Towards the end of the third century the cities in Gaul were surrounded with substantial walls, Rome itself had to be fortified against the attacks of the barbarians, and was once more provided with a circumvallation, as in the days of hoary antiquity, by one of the most vigorous of her rulers. Diocletian ceased to make the Eternal City his capital, and realised in practice the idea of division into an Oriental and Occidental world which had stirred the minds of men three centuries before. His successor put a final end to the Roman Empire; but all he had to do was to bury the dead.
FOOTNOTES
[1] [See Professor Harnack’s article on Church and State on page 629.]
Roman Trophies
BOOK II
THE EARLY ROMAN EMPIRE
THE SCOPE, THE SOURCES, AND THE CHRONOLOGY OF THE HISTORY OF ROME UNDER THE EMPERORS
Professor Hirschfeld has pointed out that there is a general misconception as to the true meaning of later Roman history and that the time of the Roman Empire is, in reality, by no means exclusively a period of decline. In point of fact, there were long periods of imperial history when the glory of Rome, as measured by its seeming material prosperity, by the splendour of its conquests, and the wide range of its domination, was at its height. But two prominent factors, among others, have served to befog the view in considering this period. In the first place, the fact that the form of government is held to have changed from the republican to the monarchial system with the accession of Augustus, has led to a prejudice for or against the age on the part of a good share of writers who have considered the subject. In the second place the invasion of Christianity during the decline of the empire has introduced a feature even more prejudicial to candid discussion.

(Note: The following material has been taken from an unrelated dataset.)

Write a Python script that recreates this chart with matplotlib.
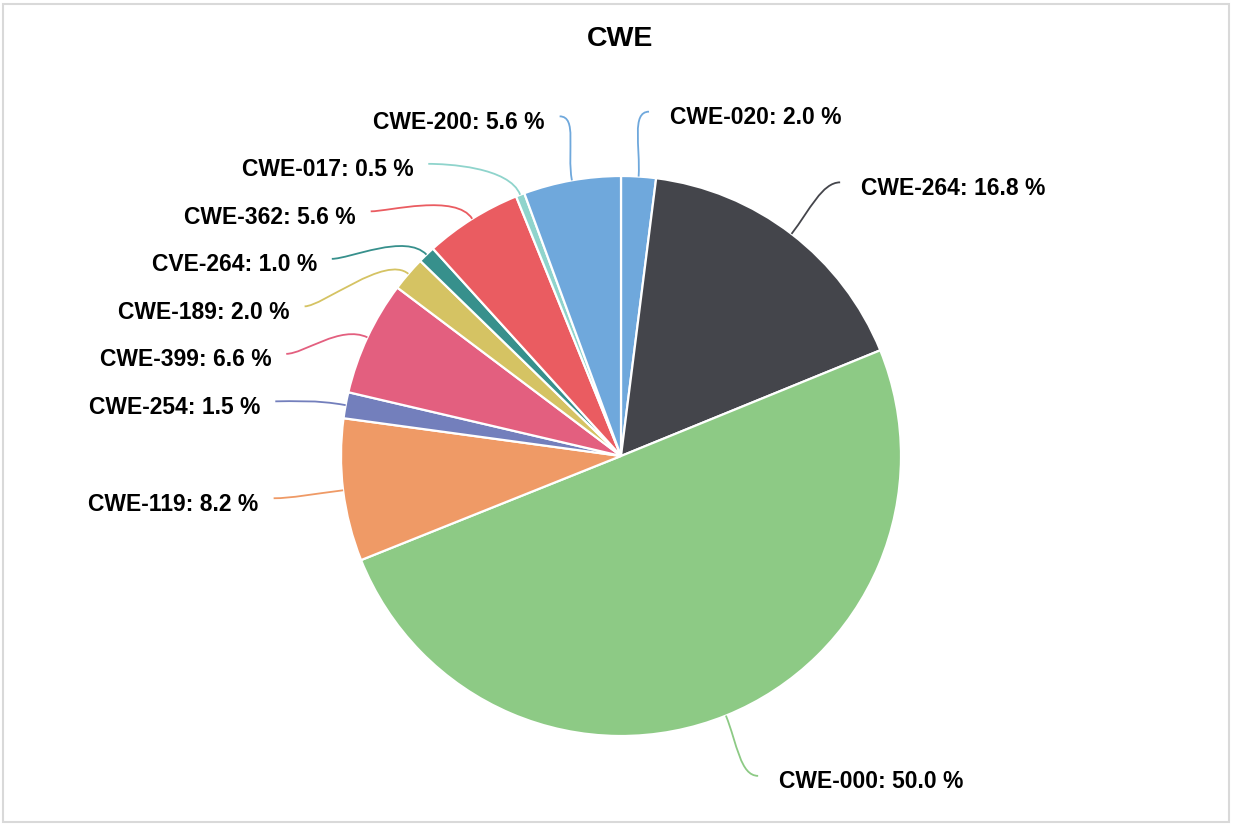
import numpy as np
import matplotlib
matplotlib.use("Agg")
import matplotlib.pyplot as plt
from matplotlib.path import Path
from matplotlib.patches import PathPatch, Rectangle

plt.rcParams['font.family'] = ['Liberation Sans', 'DejaVu Sans']

title = "CWE"
categories = ["CWE-020", "CWE-264", "CWE-000", "CWE-119", "CWE-254", "CWE-399",
              "CWE-189", "CVE-264", "CWE-362", "CWE-017", "CWE-200"]
percents = [2.0, 16.8, 50.0, 8.2, 1.5, 6.6, 2.0, 1.0, 5.6, 0.5, 5.6]
colors = ["#6fa8dc", "#44454b", "#8dca85", "#ef9a66", "#737fbc", "#e35f7f",
          "#d5c363", "#37908c", "#ea5c61", "#8fd4cc", "#6fa8dc"]

W, H = 1233, 825
fig = plt.figure(figsize=(W / 100, H / 100), dpi=100)
ax = fig.add_axes([0, 0, 1, 1])

cx, cy, r = 621, H - 456, 280
wedges, _ = ax.pie(percents, colors=colors, startangle=90, counterclock=False,
                   center=(cx, cy), radius=r, frame=False,
                   wedgeprops=dict(edgecolor="white", linewidth=1.6))
ax.set_xlim(0, W)
ax.set_ylim(0, H)
ax.set_aspect('equal')
ax.axis('off')

total = sum(percents)
R = 350      # label circle radius
Ry = 345     # radius used for natural label heights
spacing = 47.5
cum = np.cumsum([0] + percents[:-1])
mids = [(c + p / 2) / total * 2 * np.pi for c, p in zip(cum, percents)]

info = []
for i, th in enumerate(mids):
    side = 1 if np.sin(th) >= 0 else -1
    y0 = cy + Ry * np.cos(th)
    info.append([i, th, side, y0, False])

for side in (1, -1):
    items = sorted([it for it in info if it[2] == side], key=lambda t: -t[3])
    prev = None
    for it in items:
        if prev is not None and it[3] > prev - spacing:
            it[3] = prev - spacing
            it[4] = True
        prev = it[3]

for i, th, side, ly, moved in info:
    if moved:
        dy = ly - cy
        lx = cx + side * np.sqrt(max(R ** 2 - dy ** 2, 0))
    else:
        lx = cx + R * np.sin(th) + (6 if side > 0 else 0)
    ex, ey = cx + r * np.sin(th), cy + r * np.cos(th)
    c1 = (cx + (r + 30) * np.sin(th), cy + (r + 30) * np.cos(th))
    c2 = (lx - side * 18, ly)
    path = Path([(ex, ey), c1, c2, (lx, ly)],
                [Path.MOVETO, Path.CURVE4, Path.CURVE4, Path.CURVE4])
    ax.add_patch(PathPatch(path, facecolor='none', edgecolor=colors[i], lw=1.3))
    label = f"{categories[i]}: {percents[i]:.1f} %"
    tx = lx + side * (21 if side > 0 else 15)
    ax.text(tx, ly - 6, label, ha='left' if side > 0 else 'right', va='center',
            fontsize=16.5, fontweight='bold', color='black')

ax.text(W / 2 + 4, H - 39, title, ha='center', va='center', fontsize=20.5,
        fontweight='bold', color='black')

fig.add_artist(Rectangle((3 / W, 3 / H), (W - 7) / W, (H - 7) / H,
                         transform=fig.transFigure, fill=False,
                         edgecolor='#d9d9d9', lw=1.5))

fig.savefig("out.png", dpi=100)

Yet, broadly considered, neither of these elements should have had much weight for the historian. In the modern sense of the word the Roman commonwealth was never a democracy. From first to last, a chief share of its population consisted of slaves and of the residents of subject states. There was, indeed, a semblance of representative government; but this, it must be remembered, was continued under the empire. Indeed, it cannot be too often pointed out that the accession to power of Augustus and his immediate successors did not nominally imply a marked change of government. We shall have occasion to point out again and again that the “emperor” was not a royal ruler in the modern sense of the word. The very fact that the right of hereditary succession was never recognised,—such succession being accomplished rather by subterfuge than as a legal usage,—in itself shows a sharp line of demarcation between the alleged royal houses of the Roman Empire and the rulers of actual monarchies. In a word, the Roman Empire occupied an altogether anomalous position, and the power which the imperator gradually usurped, through which he came finally to have all the influence of a royal despot, was attained through such gradual and subtle advances that contemporary observers scarcely realised the transition through which they were passing. We shall see that the senate still holds its nominal power, and that year by year for centuries to come, consuls are elected as the nominal government leaders.